In our application code, in the file F2806x_SysCtrl.c, we call Device_cal as recommended by TI’s documentation and Control Suite examples. Also, in our application, we have the ‘Stack’ located in L0 DPSARAM (because we needed more than 2Kx16 of stack space).
The call to Device_cal works if we do not have the device secured with a password in the Code Security Module. But, if we have the device secured, then Device_cal does not work.
The problem is that the function Device_cal tries to access the Stack (located in PROTECTED L0 DPSARAM) from its code executing in UNPROTECTED M0 SARAM. This does not work because the device cannot access PROTECTED memory from code executing in UNPROTECTED memory (when the device is secure).
More Details:
Device_cal is located at address 0x03d7c80 in the Boot ROM.
Standard initialization code sets the stack pointer (SP) to point to memory in L0 DPSARAM.
Then, using Code Compose Studio, we step through the Device_cal code in the ‘Disassembly’ view. At address 0x3d7ca7, the code branches (unconditionally) to address 0x3d7db0, which is in a “RESERVED” section of the device’s memory map. Continuing to step through the code in this section, it apparently writes some data/code into M0 SARAM that it is subsequently going to execute. At address 0x3d7dec the program jumps to 0x0001a0 which is located in (unprotected) M0 SARAM and executes 10 instructions, the last instruction being a LRETR instruction, which accesses the Stack. However, if the device is secured, then the LRETR instruction (executing from UNPROTECTED M0 SARAM) cannot access the Stack (located in PROTECTED L0 DPSARAM).

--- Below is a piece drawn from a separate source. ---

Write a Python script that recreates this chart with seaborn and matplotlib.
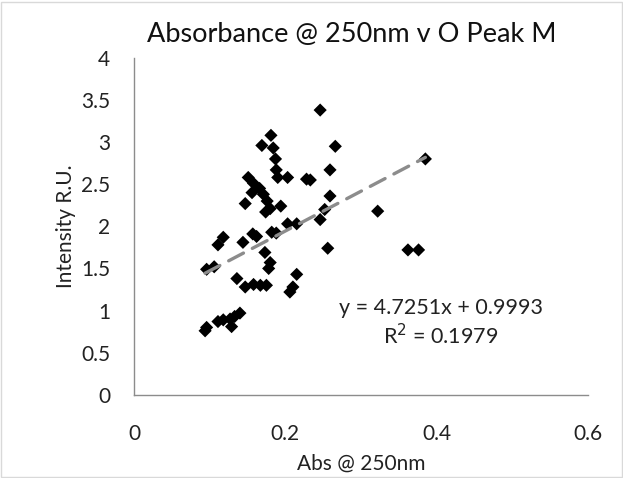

It seems that the problem is in the Device_cal function in the Boot ROM. It should not try to execute an LRETR instruction from UNPROTECTED M0 memory, because this does not work if the Stack is located in PROTECTED L0 memory.
Please advise.
Eric
Eric,we are looking into this. Can you confirm the below things.1.> Revision of boot ROM (value at the locations 0x3FFFBA and 0x3FFFBB) on the device.2.> when you are stepping through Device_cal code are you stepping it by putting a break point at the Device_cal and executing the device after a debug reset or are you stepping through Device_cal function when called from application context.3.> Will it be possible to switch the stacks temporarily in your code, I beleive Device_cal is being executed in your main during the initialization - can you initialize SP to unsecure memory when calling it and initialize it back to what your application needs after Device_cal returns?There is an errata listed for 28069 REV0 devices, I beleive which is what you are observing when you step through the Device_cal code. The work around in Device_Cal is supposed to be working/executing only if Device_cal is called from bootROM - Device_Cal does use stack to do this. Please note that irrespective of this work around being present or not (on REVA devices there is no boot ROM related Work around) Device_cal still uses LRETR to return back to caller. On 28069 device, Device_cal is executed from unsecure memory (just like boot ROM) and any code running from unsecure memories cannot access secure memories. We are looking in to this more. Best RegardsSantosh
Santosh,
Here are answers to your questions:
1. Revision of the Boot ROM: Boot ROM Version: 0x3fffba = 0x0001 Boot ROM Release: 0x3fffbb = 0x1010
2. I am stepping through Device_cal function when called from application context. When Device_cal is called from the application context, the SP has already been set to point to SECURE memory.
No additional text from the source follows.